JAKARTA – Badan Narkotika Nasional (BNN) pada awal Oktober 2025 mengumumkan bahwa mereka sedang mengkaji secara intensif pendekatan baru yang lebih memprioritaskan rehabilitasi dan penanganan kesehatan bagi pengguna narkotika, terutama pada kasus kepemilikan dalam jumlah kecil. Langkah ini diambil sebagai respons terhadap tingginya kepadatan di lembaga pemasyarakatan akibat overkapasitas narapidana kasus narkoba.
BNN menyatakan bahwa tujuan utama dari pergeseran kebijakan ini adalah untuk membedakan secara tegas antara pengedar/bandar dengan korban penyalahgunaan (pecandu).
Perubahan Fokus Hukum dan Medis
Kajian ini melibatkan sejumlah pakar hukum pidana dan kesehatan masyarakat untuk merumuskan pedoman yang lebih jelas mengenai:
- Asesmen Wajib: Pengguna narkotika yang tertangkap dalam jumlah kecil akan melalui proses asesmen terpadu oleh tim medis dan hukum. Hasil asesmen ini akan menentukan apakah seseorang harus menjalani hukuman penjara atau dialihkan ke pusat rehabilitasi.
- Penguatan Kapasitas Rehabilitasi: Pemerintah daerah didorong untuk menambah jumlah pusat rehabilitasi yang dikelola negara dan meningkatkan kualitas layanan medis dan psikososial di dalamnya, bukan hanya mengandalkan swasta.

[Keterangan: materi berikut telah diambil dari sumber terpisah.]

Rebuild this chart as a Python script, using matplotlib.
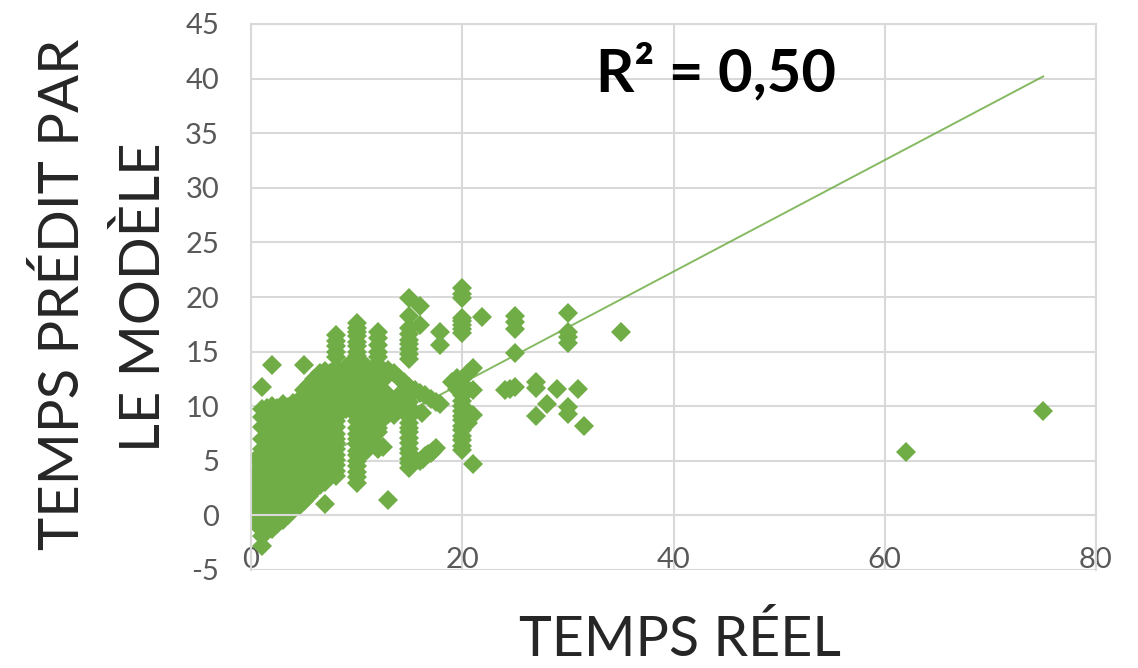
#!/usr/bin/env python3
import matplotlib
matplotlib.use("Agg")
import matplotlib.pyplot as plt

# dense part of the cloud, one list of y values per x
col_x = [0.5, 1.0, 1.5, 2.0, 2.5, 3.0, 3.5, 4.0, 4.5, 5.0, 5.5, 6.0, 6.5, 7.0, 7.5, 8.0, 8.5, 9.0, 9.5, 10.0,
         10.5, 11.0, 11.5, 12.0, 12.5, 13.0, 13.5, 14.0, 14.5, 15.0, 20.0, 20.5]
col_y = [
    [-0.8, 0.2, 1.1, 2.0, 3.1, 4.0, 5.2],
    [-2.8, -1.9, -0.9, 0.1, 1.0, 2.1, 3.0, 4.1, 5.0, 6.1, 7.0, 8.1, 9.0, 9.7, 11.8],
    [-1.4, -0.6, 0.0, 0.9, 2.0, 3.1, 4.0, 4.9, 6.0, 7.1, 8.0, 9.0, 9.8],
    [-1.2, -0.4, 0.5, 1.6, 2.5, 3.5, 4.6, 5.5, 6.5, 7.5, 8.6, 9.4, 10.0, 13.8],
    [-0.8, 0.2, 1.2, 2.1, 3.2, 4.1, 5.1, 6.2, 7.1, 8.1, 9.0, 9.8],
    [-0.4, 0.6, 1.5, 2.6, 3.5, 4.5, 5.6, 6.5, 7.6, 8.5, 9.5, 10.2],
    [0.0, 1.0, 2.1, 3.0, 4.0, 5.1, 6.0, 7.0, 8.1, 9.0, 9.9],
    [0.5, 1.5, 2.5, 3.6, 4.5, 5.5, 6.6, 7.5, 8.5, 9.6, 10.3],
    [0.9, 1.9, 3.0, 4.0, 5.0, 6.0, 7.1, 8.0, 9.0, 10.0, 10.6],
    [1.3, 2.3, 3.4, 4.3, 5.4, 6.4, 7.3, 8.4, 9.3, 10.4, 11.5, 13.8],
    [1.8, 2.8, 3.8, 4.8, 5.9, 6.8, 7.8, 8.9, 9.8, 10.9, 11.9],
    [2.3, 3.3, 4.2, 5.3, 6.3, 7.2, 8.3, 9.3, 10.2, 11.3, 12.5],
    [2.8, 3.8, 4.7, 5.8, 6.7, 7.8, 8.8, 9.7, 10.8, 11.9, 13.0],
    [1.0, 3.1, 4.1, 5.1, 6.2, 7.1, 8.2, 9.1, 10.2, 11.1, 12.2, 13.2],
    [3.6, 4.6, 5.6, 6.6, 7.7, 8.6, 9.6, 10.7, 11.6, 12.6, 13.0],
    [3.6, 4.1, 4.6, 5.1, 5.5, 6.1, 6.6, 7.0, 7.5, 8.1, 8.6, 9.0, 9.5, 10.1, 10.6, 11.0, 11.5, 12.0, 12.6, 13.0, 13.5, 14.5, 15.0, 15.5, 16.0, 16.5],
    [10.2, 11.1, 12.1, 13.0],
    [9.7, 10.6, 11.7, 12.6, 13.6],
    [9.9, 10.8, 11.8, 12.9, 14.0],
    [3.0, 3.5, 4.0, 4.5, 5.0, 5.5, 5.9, 6.5, 7.0, 7.5, 8.0, 8.6, 9.1, 9.5, 10.0, 10.5, 11.0, 11.6, 12.1, 12.5, 13.0, 13.6, 14.1, 14.6, 15.0, 15.5, 15.9, 16.4, 16.8, 17.2, 17.6],
    [5.6, 6.1, 6.5, 7.0, 7.4, 8.0, 8.5, 9.0, 9.4, 9.9, 10.3, 10.9, 11.4, 11.8, 12.3, 12.8, 13.2, 14.0],
    [6.0, 6.5, 7.0, 7.6, 8.1, 8.5, 9.0, 9.6, 10.1, 10.5, 11.0, 11.5, 12.0, 12.5, 13.0, 13.6],
    [6.9, 7.4, 7.9, 8.4, 8.9, 9.4, 9.9, 10.3, 10.8, 11.4, 11.9, 12.4, 12.8, 13.4],
    [6.1, 7.6, 8.0, 8.5, 9.0, 9.5, 10.0, 10.6, 11.1, 11.6, 12.1, 12.7, 13.4, 14.5, 15.0, 15.6, 16.2, 16.8],
    [6.3, 8.8, 9.2, 9.6, 10.1, 10.5, 11.0, 11.5, 12.4, 13.3],
    [1.4, 9.3, 9.8, 10.2, 10.6, 11.0, 13.3],
    [9.2, 10.0, 10.6, 13.0],
    [10.0, 11.0, 12.6],
    [10.5, 9.6, 12.2],
    [4.3, 4.8, 5.2, 5.7, 6.1, 6.6, 7.1, 7.6, 8.0, 8.5, 9.0, 9.4, 9.9, 10.4, 10.9, 11.3, 11.8, 14.3, 14.8, 15.2, 15.7, 16.1, 16.6, 17.2, 18.3, 19.9],
    [6.0, 6.4, 6.9, 7.3, 7.8, 8.2, 8.7, 9.1, 9.6, 10.0, 10.5, 11.0, 11.4, 12.0, 12.5, 16.7, 17.1, 17.4, 17.8, 18.1, 19.9, 20.3, 20.8],
    [8.5, 9.5, 11.5, 13.0],
]

# points that can be read one by one
pts_x = [15.5, 16, 16, 16, 16.2, 16, 16.3, 16.5, 16.8, 17, 17.2, 17.5, 16.5, 17, 17.5, 17.9, 17.9, 17.9, 19, 19.5, 19.5, 21, 21, 21, 21,
         21.9, 24, 24.5, 25, 25, 25, 25, 25, 27, 27, 27, 28, 29, 30, 30, 30, 30, 30, 30, 31, 31.5, 35, 62, 75]
pts_y = [11.5, 19.2, 17.4, 11.2, 9.4, 5.0, 5.2, 5.4, 5.6, 5.7, 5.9, 6.2, 11.0, 10.7, 10.4, 10.2, 16.8, 15.6, 12.2, 12.6, 11.6, 13.5, 11.5, 9.2, 4.7,
         18.2, 11.5, 11.6, 18.3, 17.7, 17.1, 14.9, 11.8, 12.2, 11.7, 9.1, 10.2, 11.6, 18.5, 16.8, 16.3, 15.8, 9.9, 9.3, 11.6, 8.2, 16.8, 5.8, 9.6]

# trend line ends
line_x = [0, 75]
line_y = [1.9, 40.2]

x_ticks = [0, 20, 40, 60, 80]
y_ticks = [-5, 0, 5, 10, 15, 20, 25, 30, 35, 40, 45]

green = "#70AD47"
grey = "#D9D9D9"

plt.rcParams["font.family"] = "Lato"
plt.rcParams["axes.unicode_minus"] = False

fig = plt.figure(figsize=(11.38, 6.68), dpi=100)
ax = fig.add_axes([251 / 1138, 1 - 570 / 668, (1096 - 251) / 1138, (570 - 24) / 668])

all_x = []
all_y = []
for x, ys in zip(col_x, col_y):
    all_x += [x] * len(ys)
    all_y += ys
all_x += pts_x
all_y += pts_y

ax.plot(all_x, all_y, "D", color=green, markersize=9.8, markeredgewidth=0)
ax.plot(line_x, line_y, color=green, linewidth=1.4, alpha=0.85)

ax.set_xlim(0, 80)
ax.set_ylim(-5, 45)
ax.set_xticks(x_ticks)
ax.set_yticks(y_ticks)
ax.grid(True, color=grey, linewidth=1.5)
ax.set_axisbelow(True)

# x labels hang off the y=0 line like in Excel
ax.spines["bottom"].set_position(("data", 0))
for s in ax.spines.values():
    s.set_color(grey)
    s.set_linewidth(1.5)
ax.tick_params(length=0, labelsize=21, labelcolor="#595959", pad=23)
ax.tick_params(axis="x", pad=23)

fig.text(716 / 1138, 1 - 72 / 668, "R² = 0,50", fontsize=43, fontweight="bold", color="black", ha="center", va="center")
fig.text(680 / 1138, 1 - 640 / 668, "TEMPS RÉEL", fontsize=40, color="#262626", ha="center", va="center")
fig.text(63 / 1138, 1 - 294 / 668, "TEMPS PRÉDIT PAR", fontsize=40.5, color="#262626", rotation=90, ha="center", va="center")
fig.text(144 / 1138, 1 - 297 / 668, "LE MODÈLE", fontsize=40.5, color="#262626", rotation=90, ha="center", va="center")

fig.savefig("out.png", dpi=100)
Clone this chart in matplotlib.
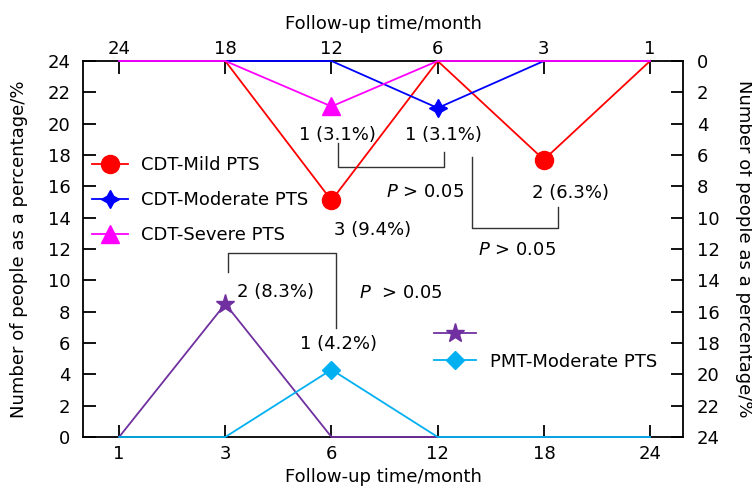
import numpy as np
import matplotlib
matplotlib.use("Agg")
import matplotlib.pyplot as plt

plt.rcParams['font.family'] = ['DejaVu Sans']
plt.rcParams['font.size'] = 13

# bottom axis (PMT), left y
months = ["1", "3", "6", "12", "18", "24"]
pmt_mild = [0, 8.5, 0, 0, 0, 0]
pmt_moderate = [0, 0, 4.3, 0, 0, 0]

# top axis (CDT), right y (inverted)
top_months = ["24", "18", "12", "6", "3", "1"]
cdt_mild = [0, 0, 8.9, 0, 6.3, 0]
cdt_moderate = [0, 0, 0, 3.0, 0, 0]
cdt_severe = [0, 0, 2.9, 0, 0, 0]

W, H = 752, 487
fig = plt.figure(figsize=(W / 100, H / 100), dpi=100)
rect = [83 / W, 1 - 437 / H, (683 - 83) / W, (437 - 61) / H]
ax = fig.add_axes(rect)
ax2 = fig.add_axes(rect, frameon=False)

xb = np.arange(len(months))
xt = np.arange(len(top_months))
xlim = (-0.34, 5.31)
lk = dict(lw=1.3, clip_on=False, zorder=3)

# bottom / left
ax.plot(xb, pmt_mild, color="#7030a0", marker="*", ms=14, markevery=[1], **lk)
ax.plot(xb, pmt_moderate, color="#00b0f0", marker="D", ms=9, markevery=[2], **lk)
ax.set_xlim(*xlim)
ax.set_ylim(0, 24)
ax.set_yticks(range(0, 25, 2))
ax.set_xticks(xb)
ax.set_xticklabels(months)
ax.tick_params(direction="in", length=9, width=1.3, top=False, right=False)
ax.tick_params(axis="x", pad=6)
ax.tick_params(axis="y", pad=9)
ax.set_xlabel("Follow-up time/month", labelpad=3)
ax.set_ylabel("Number of people as a percentage/%", labelpad=14)
for s in ax.spines.values():
    s.set_linewidth(1.3)

# top / right
l_mild, = ax2.plot(xt, cdt_mild, color="#ff0000", marker="o", ms=13, markevery=[2, 4], **lk)
l_mod, = ax2.plot(xt, cdt_moderate, color="#0000ff", marker=(4, 1, 0), ms=13, markevery=[3], **lk)
l_sev, = ax2.plot(xt, cdt_severe, color="#ff00ff", marker="^", ms=13, markevery=[2], **lk)
ax2.set_xlim(*xlim)
ax2.set_ylim(24, 0)
ax2.xaxis.tick_top()
ax2.xaxis.set_label_position("top")
ax2.yaxis.tick_right()
ax2.yaxis.set_label_position("right")
ax2.set_xticks(xt)
ax2.set_xticklabels(top_months)
ax2.set_yticks(range(0, 25, 2))
ax2.tick_params(direction="in", length=9, width=1.3, bottom=False, left=False,
                labelbottom=False, labelleft=False)
ax2.tick_params(axis="x", pad=2)
ax2.tick_params(axis="y", pad=10)
ax2.set_xlabel("Follow-up time/month", labelpad=8)
ax2.set_ylabel("Number of people as a percentage/%", rotation=-90, labelpad=24)

# legends
leg1 = ax.legend([l_mild, l_mod, l_sev], ["CDT-Mild PTS", "CDT-Moderate PTS", "CDT-Severe PTS"],
                 loc="center left", bbox_to_anchor=(92 / W, 1 - 200 / H),
                 bbox_transform=fig.transFigure, frameon=False, borderpad=0,
                 borderaxespad=0, handlelength=2.0, handletextpad=0.7, labelspacing=0.95,
                 fontsize=13)
ax.add_artist(leg1)
h_pm, = ax.plot([], [], color="#7030a0", lw=1.3, marker="*", ms=14)
h_pmod, = ax.plot([], [], color="#00b0f0", lw=1.3, marker="D", ms=9)
leg2 = ax.legend([h_pm, h_pmod], ["", "PMT-Moderate PTS"],
                 loc="center left", bbox_to_anchor=(434 / W, 1 - 348 / H),
                 bbox_transform=fig.transFigure, frameon=False, borderpad=0,
                 borderaxespad=0, handlelength=2.3, handletextpad=0.8, labelspacing=0.5,
                 fontsize=13)

# annotations (bottom axes data coords)
def bracket(pts):
    xs, ys = zip(*pts)
    ax.plot(xs, ys, color="#333333", lw=1, clip_on=False)

bracket([(2.06, 18.76), (2.06, 17.23), (3.06, 17.23), (3.06, 18.19)])
bracket([(3.32, 17.87), (3.32, 13.34), (4.13, 13.34), (4.13, 14.68)])
bracket([(1.03, 10.53), (1.03, 11.74), (2.04, 11.74), (2.04, 6.96)])

notes = [
    (2.06, 19.27, "1 (3.1%)"),
    (3.05, 19.27, "1 (3.1%)"),
    (2.88, 15.63, "$P$ > 0.05"),
    (2.39, 13.21, "3 (9.4%)"),
    (4.25, 15.57, "2 (6.3%)"),
    (3.75, 11.93, "$P$ > 0.05"),
    (1.47, 9.25, "2 (8.3%)"),
    (2.65, 9.19, "$P$  > 0.05"),
    (2.07, 5.93, "1 (4.2%)"),
]
for x, y, t in notes:
    ax.text(x, y, t, ha="center", va="center", fontsize=13)

fig.savefig("out.png", dpi=100)
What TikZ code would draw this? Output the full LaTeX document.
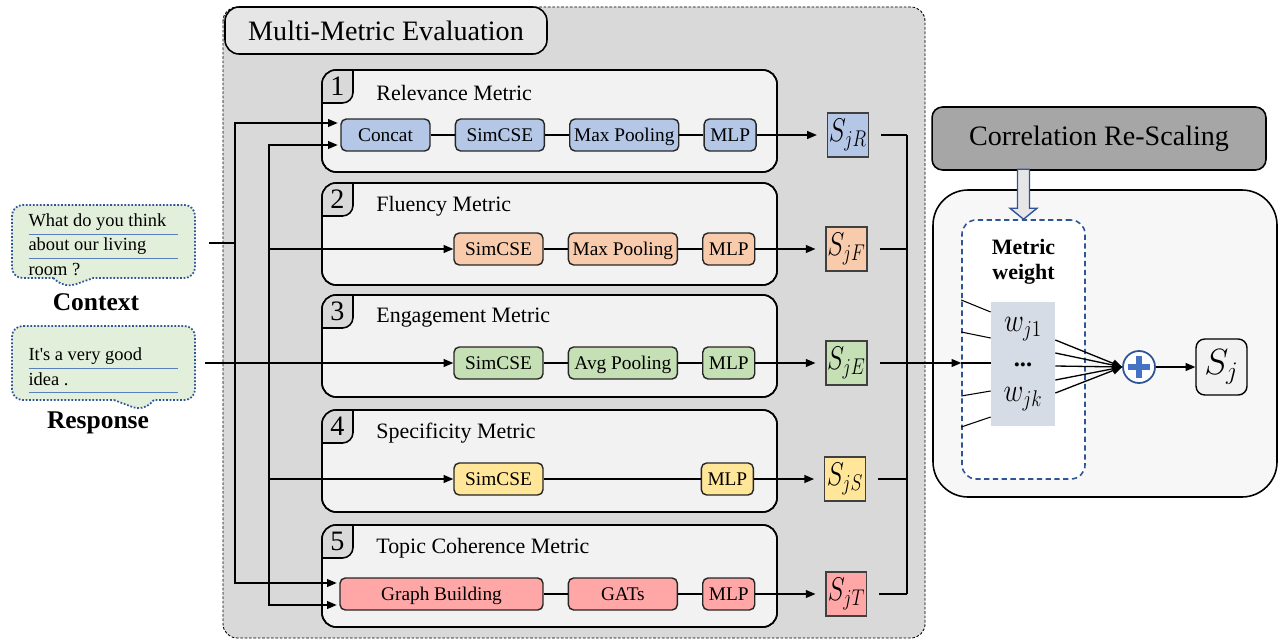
\documentclass[tikz,border=0pt]{standalone}
\usepackage{fontspec}
\setmainfont{Liberation Serif}
\usepackage{graphicx}
\usepackage{colortbl}
\usetikzlibrary{positioning,calc,arrows.meta,shapes.callouts}

\definecolor{relblue}{HTML}{B4C7E7}
\definecolor{fluorange}{HTML}{F8CBAD}
\definecolor{enggreen}{HTML}{C5E0B4}
\definecolor{speyellow}{HTML}{FFE699}
\definecolor{topred}{HTML}{FFA7A7}
\definecolor{evalgray}{HTML}{D9D9D9}
\definecolor{panelgray}{HTML}{F2F2F2}
\definecolor{titlegray}{HTML}{E6E6E6}
\definecolor{corrgray}{HTML}{A6A6A6}
\definecolor{rescalegray}{HTML}{F7F7F7}
\definecolor{weightgray}{HTML}{D6DCE5}
\definecolor{bubblegreen}{HTML}{E2EFDA}
\definecolor{darkblue}{HTML}{2F5597}
\definecolor{midblue}{HTML}{4472C4}
\definecolor{lineblue}{HTML}{5A7EC0}

\setlength{\arrayrulewidth}{0.8pt}
\newcommand{\scorelbl}[1]{\scalebox{0.85}[1.08]{$S_{j#1}$}}

\begin{document}
\begin{tikzpicture}[x=0.02cm, y=-0.02cm, node distance=0.48cm,
    >={Triangle[length=5.5pt,width=4.5pt]},
    every node/.style={inner sep=0pt},
    link/.style={line width=0.75pt},
    panel/.style={line width=0.9pt, rounded corners=8pt},
    opbox/.style={draw=black!85, line width=0.8pt, rounded corners=3pt, minimum height=0.64cm, text height=7.3pt, text depth=0pt, font=\fontsize{11}{13}\selectfont},
    scorebox/.style={draw=black!75, line width=0.6pt, minimum width=0.82cm, minimum height=0.88cm, font=\fontsize{17.28}{19}\selectfont},
    bubble/.style={rectangle callout, draw=darkblue, densely dotted, line width=1pt, fill=bubblegreen, rounded corners=6pt, minimum width=3.66cm, callout pointer width=0.8cm, font=\fontsize{10.5}{13}\selectfont},
    lbl/.style={font=\bfseries\fontsize{14.5}{17}\selectfont}
  ]
  \useasboundingbox (0,0) rectangle (1280,642);

  \draw[fill=evalgray, dash pattern=on 1.5pt off 1pt, line width=0.5pt, rounded corners=8pt] (223,7) rectangle (925,638);
  \node[draw, line width=0.9pt, fill=titlegray, rounded corners=8pt, minimum width=6.44cm, minimum height=0.94cm, font=\fontsize{16}{19}\selectfont] (evaltitle) at (386,30.5) {Multi-Metric Evaluation};

  \foreach \py/\idx/\ptitle in {70/1/Relevance Metric, 183/2/Fluency Metric, 295/3/Engagement Metric, 410/4/Specificity Metric, 525/5/Topic Coherence Metric} {
    \draw[panel, fill=panelgray] (322,\py) rectangle (777,\py+102);
    \begin{scope}
      \clip[rounded corners=8pt] (322,\py) rectangle (777,\py+102);
      \draw[fill=evalgray, line width=0.9pt, rounded corners=6pt] (300,\py-20) rectangle (353,\py+33);
    \end{scope}
    \draw[panel] (322,\py) rectangle (777,\py+102);
    \node[font=\fontsize{16}{19}\selectfont] (num\idx) at (337.5,\py+16.5) {\idx};
    \node[anchor=west, font=\fontsize{12.5}{15}\selectfont] (title\idx) at (376,\py+23) {\ptitle};
  }

  \draw[fill=rescalegray, line width=0.9pt, rounded corners=20pt] (933,190) rectangle (1277,497);
  \node[draw, line width=0.9pt, fill=corrgray, rounded corners=6pt, minimum width=6.68cm, minimum height=1.26cm, font=\fontsize{16}{19}\selectfont] (corr) at (1099,138.5) {Correlation Re-Scaling};
  \node[draw=darkblue, dash pattern=on 3pt off 2pt, line width=0.9pt, fill=white, rounded corners=8pt, minimum width=2.46cm, minimum height=5.18cm] (mw) at (1023.5,349.5) {};
  \draw[draw=darkblue, fill=titlegray, line width=0.8pt] (mw.north) -- ++(-13.5,-11) -- ++(7.5,0) -- ++(0,-39) -- ++(12,0) -- ++(0,39) -- ++(7.5,0) -- cycle;
  \node[align=center, font=\bfseries\fontsize{12.5}{14}\selectfont] (mwlabel) at (1023.5,262) {Metric\\weight};
  \node[fill=weightgray, minimum width=1.28cm, minimum height=2.48cm, align=center, font=\fontsize{17.28}{20}\selectfont] (wbox) at (1023,364) {\scalebox{0.9}[1.08]{$w_{j1}$}\\\textbf{\fontsize{14}{16}\selectfont...}\\\scalebox{0.9}[1.08]{$w_{jk}$}};
  \node[circle, draw=darkblue, line width=1pt, fill=white, minimum size=0.64cm] (plus) at (1139,367) {};
  \draw[midblue, line width=3pt] ($(plus)+(-11,0)$) -- ($(plus)+(11,0)$) ($(plus)+(0,-11)$) -- ($(plus)+(0,11)$);
  \node[draw, line width=0.8pt, fill=panelgray, rounded corners=5pt, minimum width=1.02cm, minimum height=1.12cm, font=\fontsize{20.74}{22}\selectfont] (sj) at (1221.5,367) {$S_j$};

  \node[opbox, fill=relblue, minimum width=1.78cm] (concat) at (385.5,135) {Concat};
  \node[opbox, fill=relblue, minimum width=1.78cm, right=of concat] (simR) {SimCSE};
  \node[opbox, fill=relblue, minimum width=2.18cm, right=of simR] (poolR) {Max Pooling};
  \node[opbox, fill=relblue, minimum width=1.04cm, right=of poolR] (mlpR) {MLP};
  \node[scorebox, fill=relblue, right=1.4cm of mlpR] (sR) {\scorelbl{R}};

  \node[opbox, fill=fluorange, minimum width=1.78cm] (simF) at (498.5,249) {SimCSE};
  \node[opbox, fill=fluorange, minimum width=2.18cm, right=of simF] (poolF) {Max Pooling};
  \node[opbox, fill=fluorange, minimum width=1.04cm, right=of poolF] (mlpF) {MLP};
  \node[scorebox, fill=fluorange, right=1.4cm of mlpF] (sF) {\scorelbl{F}};

  \node[opbox, fill=enggreen, minimum width=1.78cm] (simE) at (498.5,363) {SimCSE};
  \node[opbox, fill=enggreen, minimum width=2.18cm, right=of simE] (poolE) {Avg Pooling};
  \node[opbox, fill=enggreen, minimum width=1.04cm, right=of poolE] (mlpE) {MLP};
  \node[scorebox, fill=enggreen, right=1.4cm of mlpE] (sE) {\scorelbl{E}};

  \node[opbox, fill=speyellow, minimum width=1.78cm] (simS) at (498.5,479) {SimCSE};
  \node[opbox, fill=speyellow, minimum width=1.04cm, right=3.14cm of simS] (mlpS) {MLP};
  \node[scorebox, fill=speyellow, right=1.4cm of mlpS] (sS) {\scorelbl{S}};

  \node[opbox, fill=topred, minimum width=4.06cm] (gb) at (441.5,594) {Graph Building};
  \node[opbox, fill=topred, minimum width=2.18cm, right=of gb] (gats) {GATs};
  \node[opbox, fill=topred, minimum width=1.04cm, right=of gats] (mlpT) {MLP};
  \node[scorebox, fill=topred, right=1.4cm of mlpT] (sT) {\scorelbl{T}};

  \node[bubble, minimum height=1.46cm, callout absolute pointer={(65,288)}] (ctx) at (103.5,241.5)
    {\raisebox{-2.8pt}[\height][\depth]{\arrayrulecolor{lineblue}\begin{tabular}{@{}p{3cm}@{}}What do you think\\\hline about our living\\\hline room ?\end{tabular}}};
  \node[bubble, minimum height=1.48cm, callout absolute pointer={(143,411)}] (resp) at (103.5,363)
    {\raisebox{-3.5pt}[\height][\depth]{\arrayrulecolor{lineblue}\begin{tabular}{@{}p{3cm}@{}}It\textquotesingle s a very good\\\hline idea .\\\hline\end{tabular}}};
  \node[lbl] (ctxlabel) at (96,302) {Context};
  \node[lbl] (resplabel) at (98,423) {Response};

  \coordinate (cbus) at (235,243);
  \coordinate (rbus) at (269,363);
  \coordinate (sbus) at (907,0);
  \draw[link, shorten <=0.26cm] (ctx.east |- cbus) -- (cbus);
  \draw[link, <->, shorten <=1.5pt, shorten >=1.5pt] ($(concat.west)+(0,-12)$) -| (cbus) |- ($(gb.west)+(0,-11)$);
  \draw[link, <->, shorten <=1.5pt, shorten >=1.5pt] ($(concat.west)+(0,10)$) -| (rbus) |- ($(gb.west)+(0,11)$);
  \draw[link, ->, shorten <=0.18cm] (resp.east) -- (simE.west);
  \draw[link, ->] (rbus |- simF) -- (simF);
  \draw[link, ->] (rbus |- simS) -- (simS);

  \draw[link] (concat) -- (simR) -- (poolR) -- (mlpR);
  \draw[link] (simF) -- (poolF) -- (mlpF);
  \draw[link] (simE) -- (poolE) -- (mlpE);
  \draw[link] (simS) -- (mlpS);
  \draw[link] (gb) -- (gats) -- (mlpT);
  \foreach \m/\s in {mlpR/sR, mlpF/sF, mlpE/sE, mlpS/sS, mlpT/sT}
    \draw[link, ->, shorten >=0.2cm] (\m) -- (\s);

  \foreach \s in {sR, sF, sS, sT}
    \draw[link, shorten <=0.24cm] (\s) -- (\s -| sbus);
  \draw[link] (sR -| sbus) -- (sT -| sbus);
  \draw[link, ->, shorten <=0.24cm] (sE) -- (sE -| mw.west);
  \draw[link] (sE -| mw.west) -- (sE -| wbox.west);
  \foreach \a/\b in {-64/-52, -32/-26, 32/27, 63/53}
    \draw[line width=0.6pt] ($(mw.west |- wbox)+(0,\a)$) -- ($(wbox.west)+(0,\b)$);
  \foreach \a in {-24,-11,2,16,29}
    \draw[link, ->] ($(wbox.east)+(0,\a)$) -- (plus.west);
  \draw[link, ->] (plus) -- (sj);
\end{tikzpicture}
\end{document}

Kepala BNN menegaskan bahwa meskipun fokus pada rehabilitasi diperkuat, penindakan terhadap jaringan sindikat besar, produsen, dan bandar narkotika akan tetap menjadi prioritas utama dengan hukuman yang setegas-tegasnya. Kebijakan ini diharapkan dapat menciptakan keadilan yang lebih baik dan mengurangi residivisme (pengulangan kejahatan) di kalangan pecandu.